--- start DATA SECTION ---

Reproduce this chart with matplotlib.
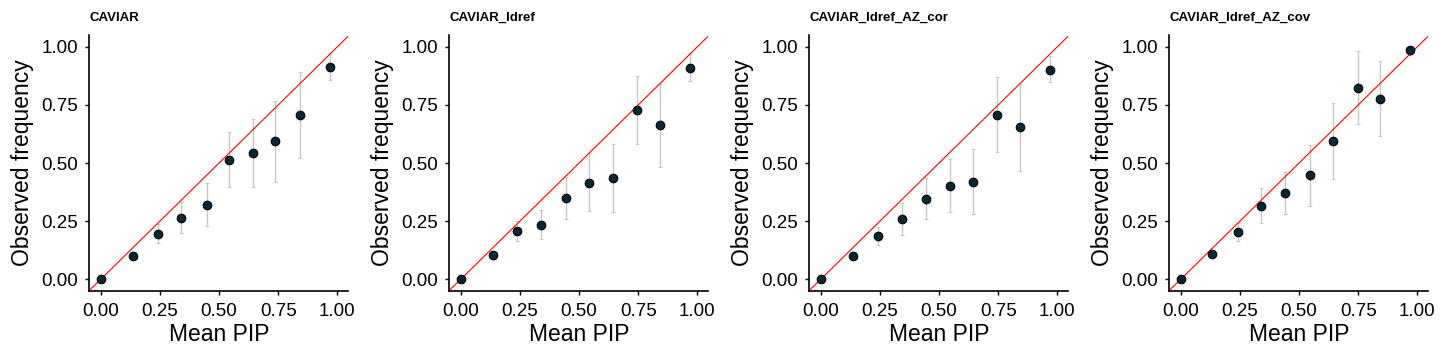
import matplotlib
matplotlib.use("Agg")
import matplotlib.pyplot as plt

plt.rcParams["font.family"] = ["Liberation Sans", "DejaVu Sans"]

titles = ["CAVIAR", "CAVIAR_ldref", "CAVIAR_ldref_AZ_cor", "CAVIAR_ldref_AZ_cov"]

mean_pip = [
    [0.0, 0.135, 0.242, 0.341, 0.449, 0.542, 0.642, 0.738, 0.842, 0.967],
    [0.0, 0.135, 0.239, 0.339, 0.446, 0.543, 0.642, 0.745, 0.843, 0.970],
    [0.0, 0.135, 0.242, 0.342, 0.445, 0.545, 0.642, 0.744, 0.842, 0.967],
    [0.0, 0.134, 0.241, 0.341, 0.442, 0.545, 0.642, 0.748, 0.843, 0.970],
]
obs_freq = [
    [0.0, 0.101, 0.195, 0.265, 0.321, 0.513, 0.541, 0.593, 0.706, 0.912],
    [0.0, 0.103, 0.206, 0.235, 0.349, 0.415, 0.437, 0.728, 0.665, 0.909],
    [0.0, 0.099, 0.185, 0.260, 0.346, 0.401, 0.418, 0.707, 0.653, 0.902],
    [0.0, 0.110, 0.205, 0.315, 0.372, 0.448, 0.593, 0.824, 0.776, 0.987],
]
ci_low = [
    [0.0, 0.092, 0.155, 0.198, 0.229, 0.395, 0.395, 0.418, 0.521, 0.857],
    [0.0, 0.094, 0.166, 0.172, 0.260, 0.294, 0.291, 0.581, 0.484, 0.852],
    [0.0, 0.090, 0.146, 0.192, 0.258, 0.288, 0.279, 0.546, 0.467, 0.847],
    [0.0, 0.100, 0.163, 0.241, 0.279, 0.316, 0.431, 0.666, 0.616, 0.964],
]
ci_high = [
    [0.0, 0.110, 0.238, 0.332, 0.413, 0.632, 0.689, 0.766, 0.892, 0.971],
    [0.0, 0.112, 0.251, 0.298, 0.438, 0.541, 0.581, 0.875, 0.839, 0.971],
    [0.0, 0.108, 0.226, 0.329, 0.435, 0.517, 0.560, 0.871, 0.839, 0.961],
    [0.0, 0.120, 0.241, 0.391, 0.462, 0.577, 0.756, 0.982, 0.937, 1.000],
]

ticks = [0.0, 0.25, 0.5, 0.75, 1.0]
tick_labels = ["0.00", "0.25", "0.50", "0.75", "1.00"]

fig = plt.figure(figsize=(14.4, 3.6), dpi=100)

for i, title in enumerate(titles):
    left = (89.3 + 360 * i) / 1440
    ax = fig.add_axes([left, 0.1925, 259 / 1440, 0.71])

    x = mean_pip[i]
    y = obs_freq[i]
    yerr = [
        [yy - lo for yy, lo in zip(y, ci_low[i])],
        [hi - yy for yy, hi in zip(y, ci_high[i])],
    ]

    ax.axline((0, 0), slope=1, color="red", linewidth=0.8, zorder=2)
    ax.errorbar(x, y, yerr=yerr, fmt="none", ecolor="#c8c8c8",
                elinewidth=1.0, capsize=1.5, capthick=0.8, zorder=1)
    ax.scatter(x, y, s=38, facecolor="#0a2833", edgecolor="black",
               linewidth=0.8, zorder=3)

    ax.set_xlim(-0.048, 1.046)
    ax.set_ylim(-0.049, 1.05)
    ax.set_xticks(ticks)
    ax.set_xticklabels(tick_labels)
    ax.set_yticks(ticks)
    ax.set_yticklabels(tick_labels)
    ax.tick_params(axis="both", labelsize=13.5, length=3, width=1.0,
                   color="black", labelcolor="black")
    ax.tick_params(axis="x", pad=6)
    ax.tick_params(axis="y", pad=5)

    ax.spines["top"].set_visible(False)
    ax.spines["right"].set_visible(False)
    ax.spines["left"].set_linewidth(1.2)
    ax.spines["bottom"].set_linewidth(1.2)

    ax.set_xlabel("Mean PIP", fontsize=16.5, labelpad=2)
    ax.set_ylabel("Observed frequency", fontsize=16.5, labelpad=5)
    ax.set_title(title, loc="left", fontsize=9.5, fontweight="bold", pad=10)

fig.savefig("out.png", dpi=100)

--- end DATA SECTION ---

- **TASK**
Reproduce the material in its entirety and word for word, without the pictures.

- **OUTPUT OF THE TASK**
Reproduce this chart with matplotlib.
import matplotlib
matplotlib.use("Agg")
import matplotlib.pyplot as plt

plt.rcParams["font.family"] = ["Liberation Sans", "DejaVu Sans"]

titles = ["CAVIAR", "CAVIAR_ldref", "CAVIAR_ldref_AZ_cor", "CAVIAR_ldref_AZ_cov"]

mean_pip = [
    [0.0, 0.135, 0.242, 0.341, 0.449, 0.542, 0.642, 0.738, 0.842, 0.967],
    [0.0, 0.135, 0.239, 0.339, 0.446, 0.543, 0.642, 0.745, 0.843, 0.970],
    [0.0, 0.135, 0.242, 0.342, 0.445, 0.545, 0.642, 0.744, 0.842, 0.967],
    [0.0, 0.134, 0.241, 0.341, 0.442, 0.545, 0.642, 0.748, 0.843, 0.970],
]
obs_freq = [
    [0.0, 0.101, 0.195, 0.265, 0.321, 0.513, 0.541, 0.593, 0.706, 0.912],
    [0.0, 0.103, 0.206, 0.235, 0.349, 0.415, 0.437, 0.728, 0.665, 0.909],
    [0.0, 0.099, 0.185, 0.260, 0.346, 0.401, 0.418, 0.707, 0.653, 0.902],
    [0.0, 0.110, 0.205, 0.315, 0.372, 0.448, 0.593, 0.824, 0.776, 0.987],
]
ci_low = [
    [0.0, 0.092, 0.155, 0.198, 0.229, 0.395, 0.395, 0.418, 0.521, 0.857],
    [0.0, 0.094, 0.166, 0.172, 0.260, 0.294, 0.291, 0.581, 0.484, 0.852],
    [0.0, 0.090, 0.146, 0.192, 0.258, 0.288, 0.279, 0.546, 0.467, 0.847],
    [0.0, 0.100, 0.163, 0.241, 0.279, 0.316, 0.431, 0.666, 0.616, 0.964],
]
ci_high = [
    [0.0, 0.110, 0.238, 0.332, 0.413, 0.632, 0.689, 0.766, 0.892, 0.971],
    [0.0, 0.112, 0.251, 0.298, 0.438, 0.541, 0.581, 0.875, 0.839, 0.971],
    [0.0, 0.108, 0.226, 0.329, 0.435, 0.517, 0.560, 0.871, 0.839, 0.961],
    [0.0, 0.120, 0.241, 0.391, 0.462, 0.577, 0.756, 0.982, 0.937, 1.000],
]

ticks = [0.0, 0.25, 0.5, 0.75, 1.0]
tick_labels = ["0.00", "0.25", "0.50", "0.75", "1.00"]

fig = plt.figure(figsize=(14.4, 3.6), dpi=100)

for i, title in enumerate(titles):
    left = (89.3 + 360 * i) / 1440
    ax = fig.add_axes([left, 0.1925, 259 / 1440, 0.71])

    x = mean_pip[i]
    y = obs_freq[i]
    yerr = [
        [yy - lo for yy, lo in zip(y, ci_low[i])],
        [hi - yy for yy, hi in zip(y, ci_high[i])],
    ]

    ax.axline((0, 0), slope=1, color="red", linewidth=0.8, zorder=2)
    ax.errorbar(x, y, yerr=yerr, fmt="none", ecolor="#c8c8c8",
                elinewidth=1.0, capsize=1.5, capthick=0.8, zorder=1)
    ax.scatter(x, y, s=38, facecolor="#0a2833", edgecolor="black",
               linewidth=0.8, zorder=3)

    ax.set_xlim(-0.048, 1.046)
    ax.set_ylim(-0.049, 1.05)
    ax.set_xticks(ticks)
    ax.set_xticklabels(tick_labels)
    ax.set_yticks(ticks)
    ax.set_yticklabels(tick_labels)
    ax.tick_params(axis="both", labelsize=13.5, length=3, width=1.0,
                   color="black", labelcolor="black")
    ax.tick_params(axis="x", pad=6)
    ax.tick_params(axis="y", pad=5)

    ax.spines["top"].set_visible(False)
    ax.spines["right"].set_visible(False)
    ax.spines["left"].set_linewidth(1.2)
    ax.spines["bottom"].set_linewidth(1.2)

    ax.set_xlabel("Mean PIP", fontsize=16.5, labelpad=2)
    ax.set_ylabel("Observed frequency", fontsize=16.5, labelpad=5)
    ax.set_title(title, loc="left", fontsize=9.5, fontweight="bold", pad=10)

fig.savefig("out.png", dpi=100)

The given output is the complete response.